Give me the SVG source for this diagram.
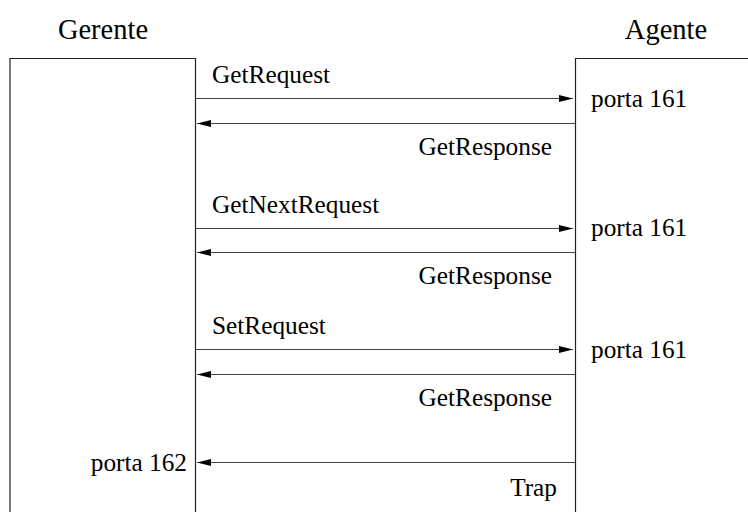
<svg xmlns="http://www.w3.org/2000/svg" width="748" height="512" viewBox="0 0 748 512">
<style>
text{font-family:"Liberation Serif","Times New Roman",serif;fill:#000}
.t{font-size:28.5px}
.l{font-size:25.3px}
.box{fill:#fff;stroke:#222;stroke-width:1.2}
.c{stroke:#444;stroke-width:1.2;fill:none}
</style>
<defs>
<marker id="ah" markerWidth="14" markerHeight="8" refX="14" refY="4" orient="auto" markerUnits="userSpaceOnUse">
<path d="M0,0.5 L14,4 L0,7.5 Z" fill="#000"/>
</marker>
</defs>
<rect width="748" height="512" fill="#fff"/>
<g id="gerente">
<text class="t" x="103" y="39" text-anchor="middle">Gerente</text>
<path class="box" d="M10,514 V58.5 H195.5 V514"/>
<text class="l" x="187" y="471" text-anchor="end">porta 162</text>
</g>
<g id="agente">
<text class="t" x="666" y="39" text-anchor="middle">Agente</text>
<path class="box" d="M575.5,514 V58.5 H750"/>
<text class="l" x="591" y="107">porta 161</text>
<text class="l" x="591" y="236">porta 161</text>
<text class="l" x="591" y="358">porta 161</text>
</g>
<g id="connectors">
<line class="c" x1="196" y1="98.5" x2="573" y2="98.5" marker-end="url(#ah)"/>
<line class="c" x1="575" y1="123.5" x2="197" y2="123.5" marker-end="url(#ah)"/>
<line class="c" x1="196" y1="228.5" x2="573" y2="228.5" marker-end="url(#ah)"/>
<line class="c" x1="575" y1="252.5" x2="197" y2="252.5" marker-end="url(#ah)"/>
<line class="c" x1="196" y1="349.5" x2="573" y2="349.5" marker-end="url(#ah)"/>
<line class="c" x1="575" y1="374.5" x2="197" y2="374.5" marker-end="url(#ah)"/>
<line class="c" x1="575" y1="462.5" x2="197" y2="462.5" marker-end="url(#ah)"/>
<text class="l" x="212" y="83">GetRequest</text>
<text class="l" x="552" y="155" text-anchor="end">GetResponse</text>
<text class="l" x="212" y="213">GetNextRequest</text>
<text class="l" x="552" y="284" text-anchor="end">GetResponse</text>
<text class="l" x="212" y="334">SetRequest</text>
<text class="l" x="552" y="406" text-anchor="end">GetResponse</text>
<text class="l" x="557" y="496" text-anchor="end">Trap</text>
</g>
</svg>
------------------------------
▶ _Exercise task_
Omit the pictures and reproduce the listing exactly.

▶ _Finished task_
Give me the SVG source for this diagram.
<svg xmlns="http://www.w3.org/2000/svg" width="748" height="512" viewBox="0 0 748 512">
<style>
text{font-family:"Liberation Serif","Times New Roman",serif;fill:#000}
.t{font-size:28.5px}
.l{font-size:25.3px}
.box{fill:#fff;stroke:#222;stroke-width:1.2}
.c{stroke:#444;stroke-width:1.2;fill:none}
</style>
<defs>
<marker id="ah" markerWidth="14" markerHeight="8" refX="14" refY="4" orient="auto" markerUnits="userSpaceOnUse">
<path d="M0,0.5 L14,4 L0,7.5 Z" fill="#000"/>
</marker>
</defs>
<rect width="748" height="512" fill="#fff"/>
<g id="gerente">
<text class="t" x="103" y="39" text-anchor="middle">Gerente</text>
<path class="box" d="M10,514 V58.5 H195.5 V514"/>
<text class="l" x="187" y="471" text-anchor="end">porta 162</text>
</g>
<g id="agente">
<text class="t" x="666" y="39" text-anchor="middle">Agente</text>
<path class="box" d="M575.5,514 V58.5 H750"/>
<text class="l" x="591" y="107">porta 161</text>
<text class="l" x="591" y="236">porta 161</text>
<text class="l" x="591" y="358">porta 161</text>
</g>
<g id="connectors">
<line class="c" x1="196" y1="98.5" x2="573" y2="98.5" marker-end="url(#ah)"/>
<line class="c" x1="575" y1="123.5" x2="197" y2="123.5" marker-end="url(#ah)"/>
<line class="c" x1="196" y1="228.5" x2="573" y2="228.5" marker-end="url(#ah)"/>
<line class="c" x1="575" y1="252.5" x2="197" y2="252.5" marker-end="url(#ah)"/>
<line class="c" x1="196" y1="349.5" x2="573" y2="349.5" marker-end="url(#ah)"/>
<line class="c" x1="575" y1="374.5" x2="197" y2="374.5" marker-end="url(#ah)"/>
<line class="c" x1="575" y1="462.5" x2="197" y2="462.5" marker-end="url(#ah)"/>
<text class="l" x="212" y="83">GetRequest</text>
<text class="l" x="552" y="155" text-anchor="end">GetResponse</text>
<text class="l" x="212" y="213">GetNextRequest</text>
<text class="l" x="552" y="284" text-anchor="end">GetResponse</text>
<text class="l" x="212" y="334">SetRequest</text>
<text class="l" x="552" y="406" text-anchor="end">GetResponse</text>
<text class="l" x="557" y="496" text-anchor="end">Trap</text>
</g>
</svg>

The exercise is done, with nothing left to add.